Leave the pictures out and transcribe every record exactly.

(Data records)
#####
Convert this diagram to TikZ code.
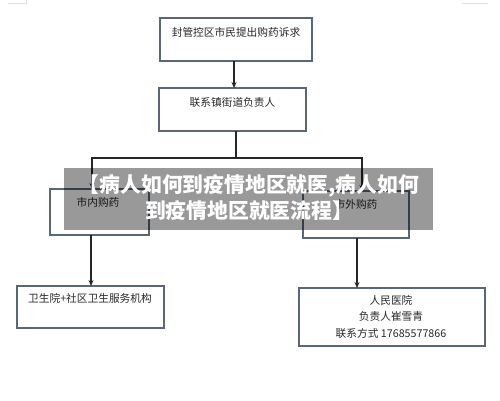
\documentclass[tikz,border=0pt]{standalone}
\usepackage{fontspec}
\setmainfont{Noto Sans CJK SC}
\usetikzlibrary{arrows.meta}
\definecolor{boxc}{RGB}{88,104,122}
\definecolor{txtc}{RGB}{40,40,40}
\tikzset{
  box/.style={draw=boxc, line width=1.7pt, fill=white, minimum width=#1, inner sep=0pt},
  lbl/.style={font=\fontsize{10.7}{13}\selectfont, text=txtc, inner sep=0pt, align=center},
  conn/.style={draw=black!85, line width=1.1pt},
  arr/.style={conn, -{Stealth[length=6pt,width=5pt]}},
  band/.style={fill=black, fill opacity=0.40, draw=none},
  bandtxt/.style={font=\fontsize{20.8}{26}\selectfont\bfseries, text=white, align=center, inner sep=0pt}
}
\begin{document}
\begin{tikzpicture}[x=1pt,y=-1pt]
\useasboundingbox (0,0) rectangle (500,400);
\draw[black!12, line width=1pt] (8,3) -- (26,3) -- (26,0);
\draw[black!12, line width=1pt] (462,3) -- (488,3);
% boxes
\node[box=152pt, minimum height=43pt] (b1) at (236,39.5) {};
\node[box=147pt, minimum height=43pt] (b2) at (232.5,109.5) {};
\node[box=99pt, minimum height=46pt] (b3) at (99.5,212) {};
\node[box=106pt, minimum height=47pt] (b4) at (356,214.5) {};
\node[box=147pt, minimum height=42pt] (b5) at (90.5,307) {};
\node[box=186pt, minimum height=58pt] (b6) at (392,317) {};
% labels
\node[lbl] (t1) at (236,32) {封管控区市民提出购药诉求};
\node[lbl] (t2) at (232.5,102) {联系镇街道负责人};
\node[lbl] (t3) at (98,202) {市内购药};
\node[lbl] (t4) at (356,204) {市外购药};
\node[lbl] (t5) at (90,298) {卫生院+社区卫生服务机构};
\node[lbl] (t6a) at (391,300) {人民医院};
\node[lbl] (t6b) at (391,316) {负责人崔雪青};
\node[lbl] (t6c) at (391,333) {联系方式 17685577866};
% connectors
\coordinate (c1) at (234,61);
\coordinate (c2) at (234,88);
\draw[arr] (c1) -- (c2);
\coordinate (j0) at (236,131);
\coordinate (j) at (236,158);
\coordinate (jl) at (92,158);
\coordinate (jr) at (362,158);
\coordinate (e3) at (92,189);
\coordinate (e4) at (362,191);
\draw[conn] (j0) -- (j);
\draw[arr] (j) -- (jl) -- (e3);
\draw[arr] (j) -- (jr) -- (e4);
\coordinate (s3) at (91,235);
\coordinate (s5) at (91,286);
\draw[arr] (s3) -- (s5);
\coordinate (s4) at (357,238);
\coordinate (s6) at (357,288);
\draw[arr] (s4) -- (s6);
% overlay band
\fill[band] (64,168) rectangle (433,230);
\node[bandtxt] (ov) at (249,198) {【病人如何到疫情地区就医,病人如何\\到疫情地区就医流程】};
\end{tikzpicture}
\end{document}
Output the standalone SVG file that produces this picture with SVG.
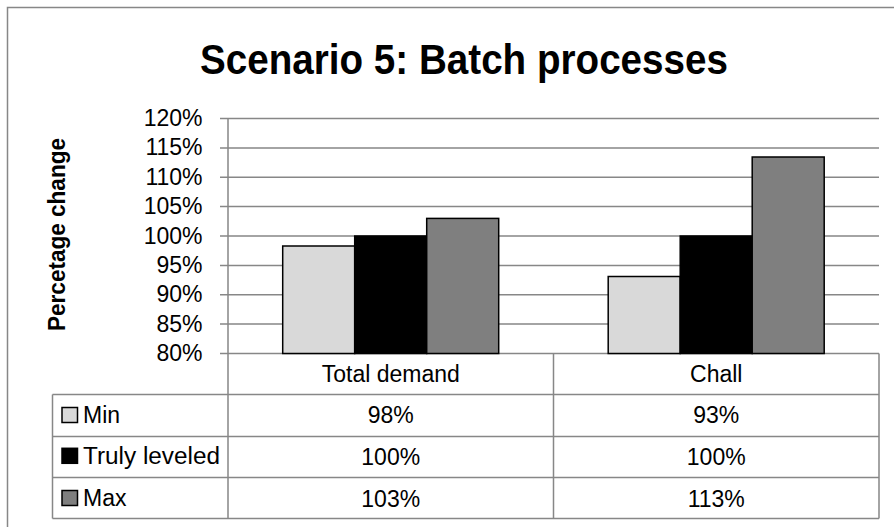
#####
WRITTEN RESPONSE:
Convert this diagram to TikZ code.
\documentclass[tikz,border=0pt]{standalone}
\usepackage{fontspec}
\setmainfont{Noto Sans CJK SC}
\usetikzlibrary{arrows.meta}
\definecolor{boxc}{RGB}{88,104,122}
\definecolor{txtc}{RGB}{40,40,40}
\tikzset{
  box/.style={draw=boxc, line width=1.7pt, fill=white, minimum width=#1, inner sep=0pt},
  lbl/.style={font=\fontsize{10.7}{13}\selectfont, text=txtc, inner sep=0pt, align=center},
  conn/.style={draw=black!85, line width=1.1pt},
  arr/.style={conn, -{Stealth[length=6pt,width=5pt]}},
  band/.style={fill=black, fill opacity=0.40, draw=none},
  bandtxt/.style={font=\fontsize{20.8}{26}\selectfont\bfseries, text=white, align=center, inner sep=0pt}
}
\begin{document}
\begin{tikzpicture}[x=1pt,y=-1pt]
\useasboundingbox (0,0) rectangle (500,400);
\draw[black!12, line width=1pt] (8,3) -- (26,3) -- (26,0);
\draw[black!12, line width=1pt] (462,3) -- (488,3);
% boxes
\node[box=152pt, minimum height=43pt] (b1) at (236,39.5) {};
\node[box=147pt, minimum height=43pt] (b2) at (232.5,109.5) {};
\node[box=99pt, minimum height=46pt] (b3) at (99.5,212) {};
\node[box=106pt, minimum height=47pt] (b4) at (356,214.5) {};
\node[box=147pt, minimum height=42pt] (b5) at (90.5,307) {};
\node[box=186pt, minimum height=58pt] (b6) at (392,317) {};
% labels
\node[lbl] (t1) at (236,32) {封管控区市民提出购药诉求};
\node[lbl] (t2) at (232.5,102) {联系镇街道负责人};
\node[lbl] (t3) at (98,202) {市内购药};
\node[lbl] (t4) at (356,204) {市外购药};
\node[lbl] (t5) at (90,298) {卫生院+社区卫生服务机构};
\node[lbl] (t6a) at (391,300) {人民医院};
\node[lbl] (t6b) at (391,316) {负责人崔雪青};
\node[lbl] (t6c) at (391,333) {联系方式 17685577866};
% connectors
\coordinate (c1) at (234,61);
\coordinate (c2) at (234,88);
\draw[arr] (c1) -- (c2);
\coordinate (j0) at (236,131);
\coordinate (j) at (236,158);
\coordinate (jl) at (92,158);
\coordinate (jr) at (362,158);
\coordinate (e3) at (92,189);
\coordinate (e4) at (362,191);
\draw[conn] (j0) -- (j);
\draw[arr] (j) -- (jl) -- (e3);
\draw[arr] (j) -- (jr) -- (e4);
\coordinate (s3) at (91,235);
\coordinate (s5) at (91,286);
\draw[arr] (s3) -- (s5);
\coordinate (s4) at (357,238);
\coordinate (s6) at (357,288);
\draw[arr] (s4) -- (s6);
% overlay band
\fill[band] (64,168) rectangle (433,230);
\node[bandtxt] (ov) at (249,198) {【病人如何到疫情地区就医,病人如何\\到疫情地区就医流程】};
\end{tikzpicture}
\end{document}
Output the standalone SVG file that produces this picture with SVG.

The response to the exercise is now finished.